St. Louis Casino Real Estate Monopoly Receives Approval

  • Gaming and Leisure Properties Inc. is now the sole landlord of the six casinos in St. Louis
  • The GLPI acquisition of Lumière Place casino was approved by the Missouri Gaming Commission
  • The monopoly is not considered anti-competitive because GLPI has no role in casino operations
Monopoly board
The Missouri Gaming Commission has given Gaming and Leisure Properties a monopoly on casino real estate in St. Louis through its approval of the Lumière Place casino sale. [Image:]

Change of mind

The Missouri Gaming Commission (MGC) voted 4-1 in favor of letting Eldorado Resorts sell the Lumière Place real estate assets to an entity controlled by Gaming and Leisure Properties Inc. (GLPI). As a result of the June 24 decision, GLPI is now the sole landlord of the St. Louis area’s six casinos.

Eldorado originally took ownership of the Lumière Place Casino in 2018 after acquiring Tropicana Entertainment for $1.85bn. 

regulators objected because of monopoly concerns

The plan at the time was for Eldorado to sell all of the real estate from the properties it acquired in the Tropicana deal to GLPI for $1.21bn. Eldorado was then going to lease the properties back from GLPI, but regulators objected because of monopoly concerns.
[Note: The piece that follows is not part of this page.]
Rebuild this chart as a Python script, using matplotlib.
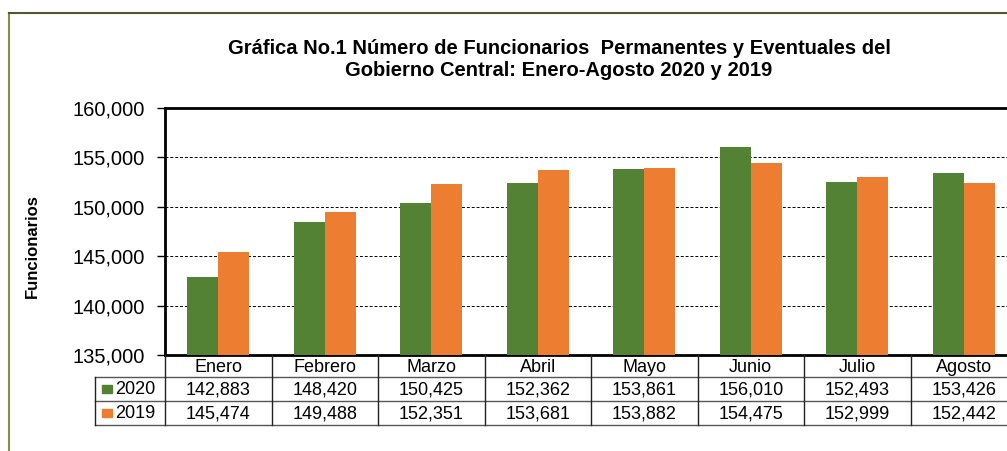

As per the MGC, Eldorado will make an investment of at least $12.5m in the Lumière Place Casino within five years of the GLPI deal officially closing. 

Reasons behind the u-turn

The only MGC commissioner to vote against the deal on Wednesday was Dan Finney. He said: “The commission I was with before, all the commissioners were concerned about giving GLPI a monopoly.”

The other four commissioners that voted in favor of the deal were not part of the commission when it rejected the Eldorado/GLPI agreement in 2018.

gaming real estate investment trusts have no involvement in the daily operations of the casinos

The reason why the GLPI real estate monopoly is not deemed to be anti-competitive is because gaming real estate investment trusts have no involvement in the daily operations of the casinos. Five area casinos are under the management of separate operators Boyd Gaming, Penn National, and Eldorado, while the Casino Queen facility is controlled by employees.

Other nearby GLPI properties

GLPI was originally spun off from casino company Penn National Gaming in 2013, with Penn National being GLPI’s biggest tenant. GLPI owns most of Penn National’s real estate assets. 

GLPI has been the long-time owner of the Ameristar St Charles and Casino Queen properties. After Penn National Gaming acquired Pinnacle Entertainment in 2018, the River City Casino in Lemay became a part of GLPI’s portfolio.

Penn National has operated the Casino Argosy Alton since 2004 and Hollywood Casino in Maryland Heights since 2012. Both are now owned by GLPI.